I know Palestrina wrote a polyphonic setting of the hymn Pange lingua, but I see that Sir Richard Terry gives a falsobordone version for alternating verses in his Music for Holy Week volume. I've searched for this in other sources but cannot find it. Anyone know where he gets it from? Or where one can find Palestrina falsobordones?
Are you sure the falsobordone is, in fact, by Palestrina? I was under the impression that some (if not many) such additions to Palestrina polyphony were editorial (and generally anonymous).
Whoops, I thought you searched the polyphonic hymn. But aren't Falsobordoni rather interchangeable?

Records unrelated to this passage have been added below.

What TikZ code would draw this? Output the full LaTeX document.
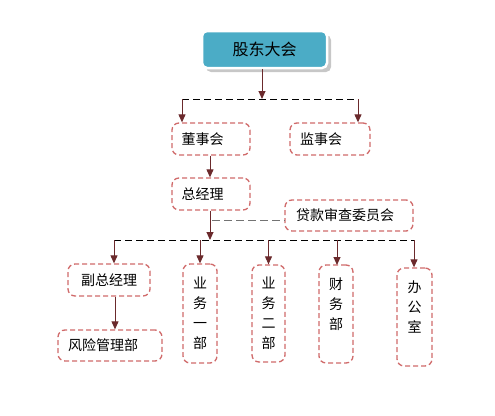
\documentclass[tikz,border=0pt]{standalone}
\usepackage{fontspec}
\setmainfont{Noto Sans CJK SC}
\usetikzlibrary{arrows.meta,positioning,calc}

\definecolor{teal1}{HTML}{4BACC6}
\definecolor{boxred}{HTML}{D06A6A}
\definecolor{arrred}{HTML}{6B2A2C}

\begin{document}
\begin{tikzpicture}[
  x=1pt, y=-1pt,
  font=\fontsize{14}{20}\selectfont,
  top/.style={draw=white, line width=2.5pt, rounded corners=5pt, fill=teal1, minimum width=125pt,
              minimum height=37pt, inner sep=0pt, font=\fontsize{16}{20}\selectfont},
  unit/.style={draw=boxred, line width=1.3pt, dash pattern=on 5pt off 3pt, rounded corners=7pt,
               fill=white, inner sep=0pt, align=center},
  pad/.style={execute at end node={\hspace*{#1}}},
  link/.style={draw=arrred, line width=1pt, -{Triangle[width=7pt,length=8pt]}},
  bus/.style={draw=black, line width=1pt, dash pattern=on 7pt off 4pt},
  side/.style={draw=black!55, line width=1.3pt, dash pattern=on 8pt off 4pt}
]
\useasboundingbox (0,0) rectangle (495,415);

% shareholders
\fill[black!22, rounded corners=5pt] (206,35) rectangle (331,72);
\node[top] (gd) at (264.5,49.5) {股东大会};

% board level
\node[unit, pad=17pt, minimum width=78pt, minimum height=32pt] (dsh) at (211,139) {董事会};
\node[unit, pad=18pt, minimum width=80pt, minimum height=32pt] (jsh) at (330,139) {监事会};
\node[unit, pad=17pt, minimum width=78pt, minimum height=32pt] (zjl) at (211,194) {总经理};
\node[unit, pad=8pt, minimum width=128pt, minimum height=31pt] (dkw) at (349,215.5) {贷款审查委员会};

% departments
\node[unit, minimum width=82pt, minimum height=32pt] (fzjl) at (109,280) {副总经理};
\node[unit, pad=14pt, minimum width=104pt, minimum height=31pt] (fxgl) at (110,345.5) {风险管理部};
\node[unit, minimum width=34pt, minimum height=99pt] (yw1) at (200,313.5) {业\\务\\一\\部};
\node[unit, minimum width=33pt, minimum height=97pt] (yw2) at (268.5,313.5) {业\\务\\二\\部};
\node[unit, minimum width=34pt, minimum height=98pt] (cwb) at (336,314) {财\\务\\部\\~};
\node[unit, minimum width=35pt, minimum height=98pt] (bgs) at (414.5,317) {办\\公\\室\\~};

% bus points
\coordinate (b1) at (262,99);
\coordinate (b1l) at (182,99);
\coordinate (b1r) at (358,99);
\coordinate (b2) at (210,240);
\coordinate (b2l) at (114,240);
\coordinate (b2r) at (414,240);
\coordinate (kw) at (212,220.5);

% connectors
\draw[bus] (b1l) -- (b1r);
\draw[link] (gd.south -| b1) -- (b1);
\draw[link] (b1l) -- (b1l |- dsh.north);
\draw[link] (b1r) -- (b1r |- jsh.north);
\draw[link] ($(dsh.south)+(-1,0)$) -- ($(zjl.north)+(-1,0)$);

\draw[side] (kw) -- (kw -| dkw.west);
\draw[bus] (b2l) -- (b2r);
\draw[link] (zjl.south -| b2) -- (b2);
\draw[link] (b2l) -- (b2l |- fzjl.north);
\draw[link] (yw1.north |- b2) -- (yw1.north);
\draw[link] (yw2.north |- b2) -- (yw2.north);
\draw[link] (337,240) -- (337,265);
\draw[link] (b2r) -- (b2r |- bgs.north);
\draw[link] (fzjl.south -| 115,0) -- (fxgl.north -| 115,0);
\end{tikzpicture}
\end{document}
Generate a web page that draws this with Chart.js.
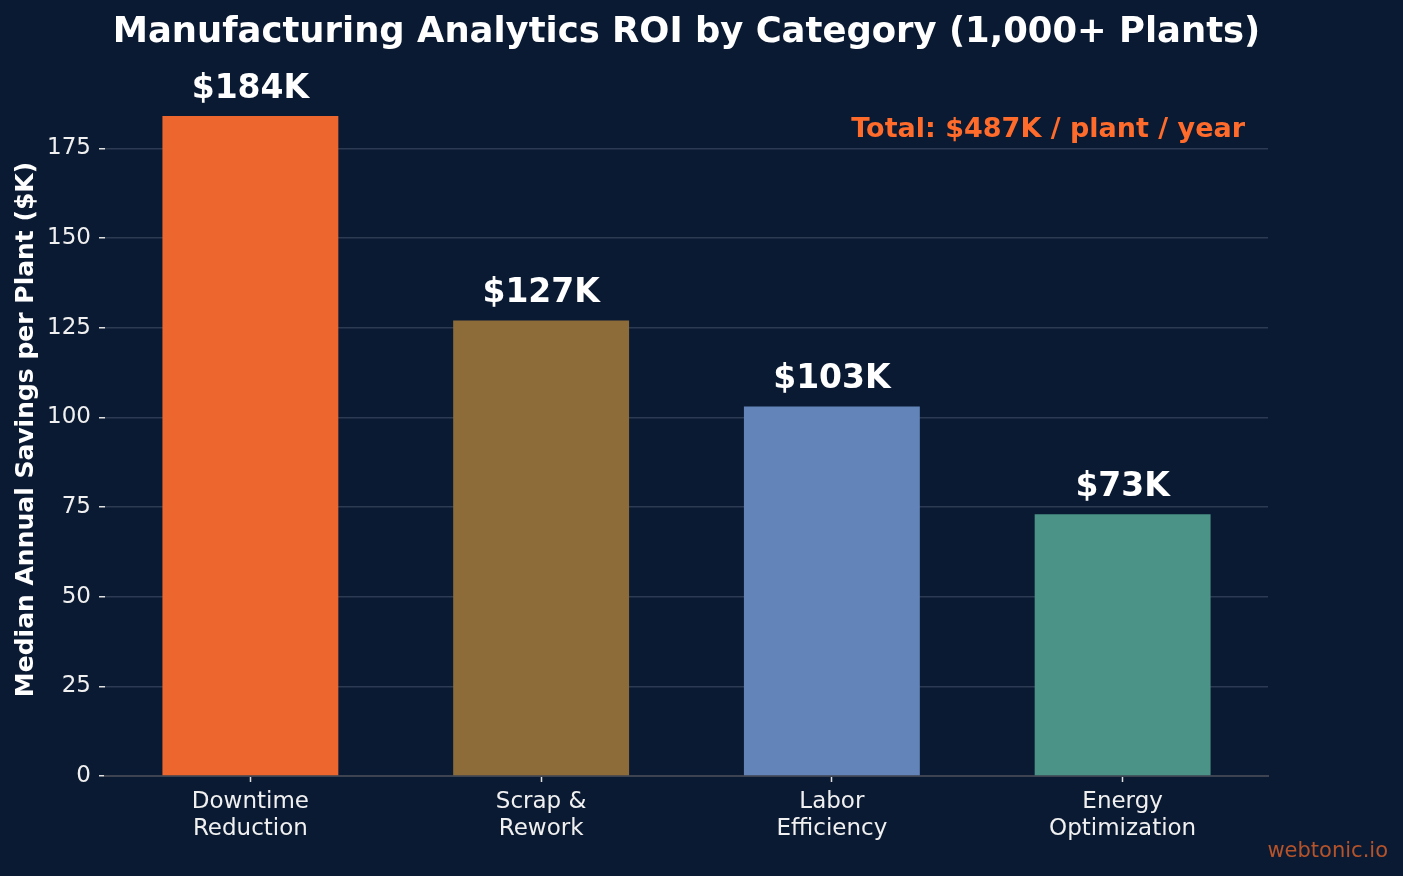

I have collections of these by Viadana and Lasso and I know of one by Cesare de Zacharia, but they all look rather similar.
I am uploading some scans so I everyone can see what I'm talking about. This is the falsobordone that Sir Richard Terry (no less) gives as "Palestrina" – I'm wondering the source?
I've seen the complete works of Palestrina in its various volumes. My memory is that there are falsobordone settings in it--particularly around the office hymns. I'm guessing that Sir Richard borrowed a suitable falsobordone from another work and matched it up with Pange lingua. Just a hunch . . .
There are two settings in the Casimiri Opera: v. 14 p.74, and v.35 p. 535 (as Tantum ergo). Neither are this. And I don't find any falsobordones in Casimiri... nor would I call this hymn setting a falsobordone (though it is mostly in root position chords) as I don't see any psalm tone in it. So I have no idea what this is or what it came from.
I just looked at Matty's scan, and this doesn't really seem to be a falsobordone (agreeing with JQ). It will take some digging to find it amongst Palestrina's works.